• [Dataset extract]

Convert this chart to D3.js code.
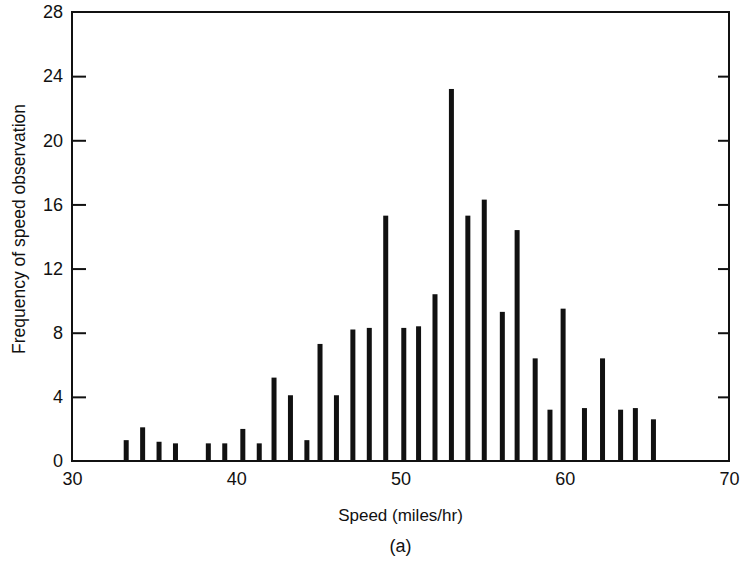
<!DOCTYPE html>
<html>
<head>
<meta charset="utf-8">
<script src="https://cdn.jsdelivr.net/npm/d3@7"></script>
<style>
	body { margin: 0; background: #fff; }
	svg { display: block; }
	text { font-family: "Liberation Sans", Arial, Helvetica, sans-serif; fill: #111; }
	.axis text { font-size: 18px; }
	.axis path { display: none; }
	.axis line { stroke: #111; stroke-width: 2px; }
	.frame { fill: none; stroke: #111; stroke-width: 2px; }
	.bar { fill: #111; }
</style>
</head>
<body>
<div id="chart"></div>
<script>
// speed readings (miles/hr) and how often each was seen
var speeds = [33.3, 34.3, 35.3, 36.3, 38.3, 39.3, 40.4, 41.4, 42.3, 43.3, 44.3,
	45.1, 46.1, 47.1, 48.1, 49.1, 50.2, 51.1, 52.1, 53.1, 54.1, 55.1, 56.2,
	57.1, 58.2, 59.1, 59.9, 61.2, 62.3, 63.4, 64.3, 65.4];
var frequencies = [1.3, 2.1, 1.2, 1.1, 1.1, 1.1, 2.0, 1.1, 5.2, 4.1, 1.3,
	7.3, 4.1, 8.2, 8.3, 15.3, 8.3, 8.4, 10.4, 23.2, 15.3, 16.3, 9.3,
	14.4, 6.4, 3.2, 9.5, 3.3, 6.4, 3.2, 3.3, 2.6];
var xTicks = [30, 40, 50, 60, 70];
var yTicks = [0, 4, 8, 12, 16, 20, 24, 28];

var options = {
	container: { width: 744, height: 563 },
	margin: { top: 12, right: 15, bottom: 102, left: 72 },
	barWidth: 5
};

var data = speeds.map(function(s, i) { return { speed: s, freq: frequencies[i] }; });

var width = options.container.width - options.margin.left - options.margin.right,
	height = options.container.height - options.margin.top - options.margin.bottom;

var svg = d3.select('#chart').append("svg")
	.attr("width", options.container.width)
	.attr("height", options.container.height);

var g = svg.append("g")
	.attr("transform", "translate(" + options.margin.left + "," + options.margin.top + ")");

var x = d3.scaleLinear().domain([30, 70]).range([0, width]);
var y = d3.scaleLinear().domain([0, 28]).range([height, 0]);

// bars
g.selectAll(".bar")
	.data(data)
	.enter().append("rect")
	.attr("class", "bar")
	.attr("x", function(d) { return x(d.speed) - options.barWidth / 2; })
	.attr("y", function(d) { return y(d.freq); })
	.attr("width", options.barWidth)
	.attr("height", function(d) { return height - y(d.freq); });

// x labels
g.append("g")
	.attr("class", "axis axis--x")
	.attr("transform", "translate(0," + height + ")")
	.call(d3.axisBottom(x).tickValues(xTicks).tickSize(0).tickPadding(11));

// y labels
g.append("g")
	.attr("class", "axis axis--y")
	.call(d3.axisLeft(y).tickValues(yTicks).tickSize(0).tickPadding(9));

// inner ticks, left and right
g.append("g")
	.attr("class", "axis")
	.call(d3.axisRight(y).tickValues(yTicks.slice(1, -1)).tickSize(14).tickFormat(""));

g.append("g")
	.attr("class", "axis")
	.attr("transform", "translate(" + width + ",0)")
	.call(d3.axisLeft(y).tickValues(yTicks.slice(1, -1)).tickSize(11).tickFormat(""));

// frame
g.append("rect")
	.attr("class", "frame")
	.attr("x", 0)
	.attr("y", 0)
	.attr("width", width)
	.attr("height", height);

// titles
g.append("text")
	.attr("x", x(50))
	.attr("y", height + 60)
	.attr("text-anchor", "middle")
	.style("font-size", "17px")
	.text("Speed (miles/hr)");

g.append("text")
	.attr("transform", "translate(" + (25 - options.margin.left) + "," + (229 - options.margin.top) + ") rotate(-90)")
	.attr("text-anchor", "middle")
	.style("font-size", "17.5px")
	.text("Frequency of speed observation");

g.append("text")
	.attr("x", x(50))
	.attr("y", height + 91)
	.attr("text-anchor", "middle")
	.style("font-size", "18px")
	.text("(a)");
</script>
</body>
</html>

• [What the task asks] Select every line above that contains the word "chart", and copy it.

• [Complete response]
Convert this chart to D3.js code.
<div id="chart"></div>
var svg = d3.select('#chart').append("svg")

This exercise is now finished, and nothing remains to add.